27% du flux de vidéo mondial concerne la pornographie et près d’un quart des recherches Internet visent à la consommation de ce contenu. La pornographie est donc un problème systémique. Ce trafic alimente en effet la banalisation des violences sexuelles et leur perception comme normes, l’intériorisation de ces normes par les jeunes femmes et hommes et, finalement, l’expansion de la culture du viol.

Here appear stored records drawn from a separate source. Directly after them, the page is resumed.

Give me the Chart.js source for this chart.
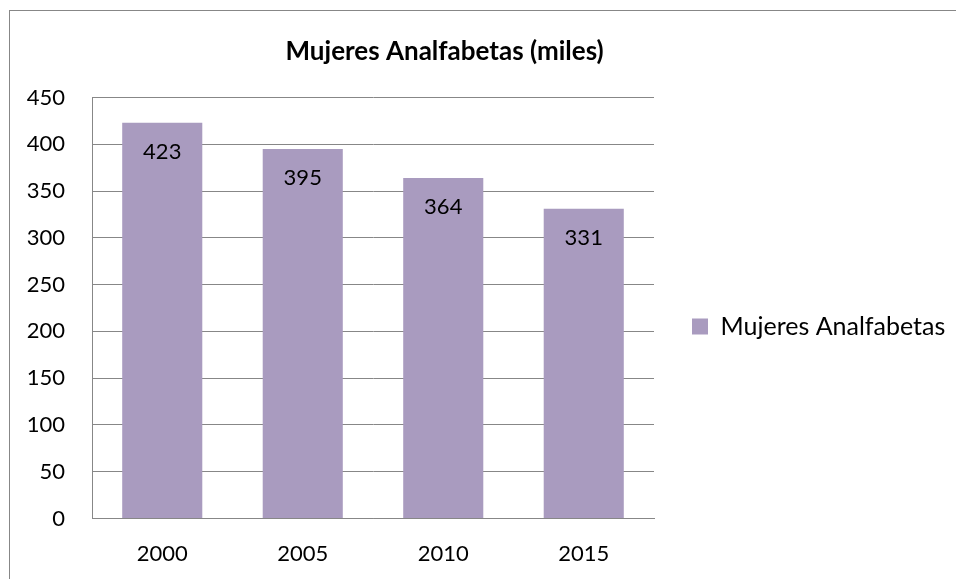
<!DOCTYPE html>
<html>
<head>
<meta charset="utf-8">
<script src="https://cdn.jsdelivr.net/npm/chart.js@4.4.1/dist/chart.umd.min.js"></script>
<style>
    html, body { margin: 0; padding: 0; background: #fff; overflow: hidden; }
    body { width: 956px; height: 579px; position: relative; }
    #frame {
        position: absolute; left: 9px; top: 10px; width: 1000px; height: 1000px;
        border-left: 1px solid #878787; border-top: 1px solid #878787;
    }
    #chart { position: absolute; left: -66px; top: 0; }
</style>
</head>
<body>
<div id="frame"></div>
<canvas id="chart" width="1022" height="579"></canvas>
<script>
    // datos del grafico
    const chartTitle = 'Mujeres Analfabetas (miles)';
    const seriesName = 'Mujeres Analfabetas';
    const years = ['2000', '2005', '2010', '2015'];
    const mujeres = [423, 395, 364, 331];
    const yMin = 0;
    const yMax = 450;
    const yStep = 50;

    const fontFamily = 'Lato';
    const fontSize = 22;
    const titleSize = 26;
    const legendSize = 25;
    const barColor = '#a99bbf';
    const gridColor = '#878787';

    // ancho de la leyenda: se mide el texto para que el area del grafico termine donde debe
    const legendPad = 38;
    const boxSize = 16;
    const legendSpace = 302;
    const mctx = document.createElement('canvas').getContext('2d');
    mctx.font = legendSize + 'px ' + fontFamily;
    const textW = mctx.measureText(seriesName).width;
    const naturalW = legendPad + boxSize + legendSize / 2 + textW + 10;
    const padRight = Math.max(0, legendSpace - naturalW);

    // etiquetas de valor dentro de las barras
    const valueLabels = {
        id: 'valueLabels',
        afterDatasetsDraw(chart) {
            const ctx = chart.ctx;
            const meta = chart.getDatasetMeta(0);
            ctx.save();
            ctx.font = fontSize + 'px ' + fontFamily;
            ctx.fillStyle = '#000';
            ctx.textAlign = 'center';
            ctx.textBaseline = 'middle';
            meta.data.forEach((bar, i) => {
                ctx.fillText(String(chart.data.datasets[0].data[i]), bar.x, bar.y + 29);
            });
            ctx.restore();
        }
    };

    const cfg = {
        type: 'bar',
        data: {
            labels: years,
            datasets: [{
                label: seriesName,
                data: mujeres,
                backgroundColor: barColor,
                borderWidth: 0,
                barPercentage: 0.57,
                categoryPercentage: 1
            }]
        },
        options: {
            responsive: false,
            animation: false,
            layout: {
                padding: { left: 0, top: 0, right: padRight, bottom: 12 }
            },
            scales: {
                x: {
                    grid: { display: false, drawTicks: false },
                    border: { display: true, color: gridColor, width: 1 },
                    ticks: {
                        color: '#000',
                        padding: 22,
                        font: { family: fontFamily, size: fontSize }
                    },
                    afterFit(scale) {
                        scale.height = 48.5;
                    }
                },
                y: {
                    min: yMin,
                    max: yMax,
                    grid: { color: gridColor, lineWidth: 1, drawTicks: false },
                    border: { display: true, color: gridColor, width: 1 },
                    ticks: {
                        stepSize: yStep,
                        color: '#000',
                        padding: 27,
                        font: { family: fontFamily, size: fontSize }
                    },
                    afterFit(scale) {
                        scale.width = 158;
                    }
                }
            },
            plugins: {
                title: {
                    display: true,
                    text: chartTitle,
                    color: '#000',
                    font: { family: fontFamily, size: titleSize, weight: 'bold' },
                    padding: { top: 36.4, bottom: 29.9 }
                },
                legend: {
                    position: 'right',
                    fullSize: false,
                    maxWidth: legendSpace,
                    title: {
                        display: true,
                        text: ' ',
                        font: { size: 1 },
                        padding: { top: 0, bottom: 36 }
                    },
                    labels: {
                        color: '#000',
                        boxWidth: boxSize,
                        boxHeight: boxSize,
                        padding: legendPad,
                        font: { family: fontFamily, size: legendSize }
                    }
                },
                tooltip: { enabled: false }
            }
        },
        plugins: [valueLabels]
    };

    const chart = new Chart(document.getElementById('chart'), cfg);
</script>
</body>
</html>
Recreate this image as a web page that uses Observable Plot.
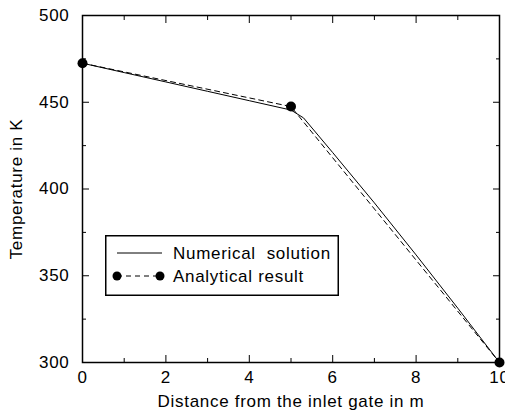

L’urgence : appliquer les outils législatifs en vigueur
Le rapport des sénatrices Annick Billon, Alexandra Borchio Fontimp, Laurence Cohen et Laurence Rossignol « Porno, l’enfer du décor », déposé le 27 septembre 2022 appelle à des mesures urgentes et concrètes. Il s’agit de protéger à la fois les victimes de ces réseaux de traite humaine et la société de l’extension de la culture du viol. Tout d’abord, nous devons faire de la lutte contre les violences pornographiques et la marchandisation des corps une priorité de politique publique, notamment en appliquant enfin la loi visant à protéger les mineur.e.s de l’exposition au contenu pornographique. Il nous faut également imposer aux plateformes des amendes face à toute diffusion de contenu illicite, afin de permettre aux victimes de se reconstruire et de bénéficier du droit à l’oubli. Enfin, le rapport insiste sur l’éducation populaire comme enjeu fondamental. Il nous faut aborder les questions de la pornographie sous l’angle de la traite des êtres humains et non seulement comme enjeu de santé publique.
C’est donc toute la société dans son ensemble, à une échelle internationale qui doit ériger la pornographie de masse comme problème social majeur afin de lutter contre ses conséquences désastreuses de la production à la consommation.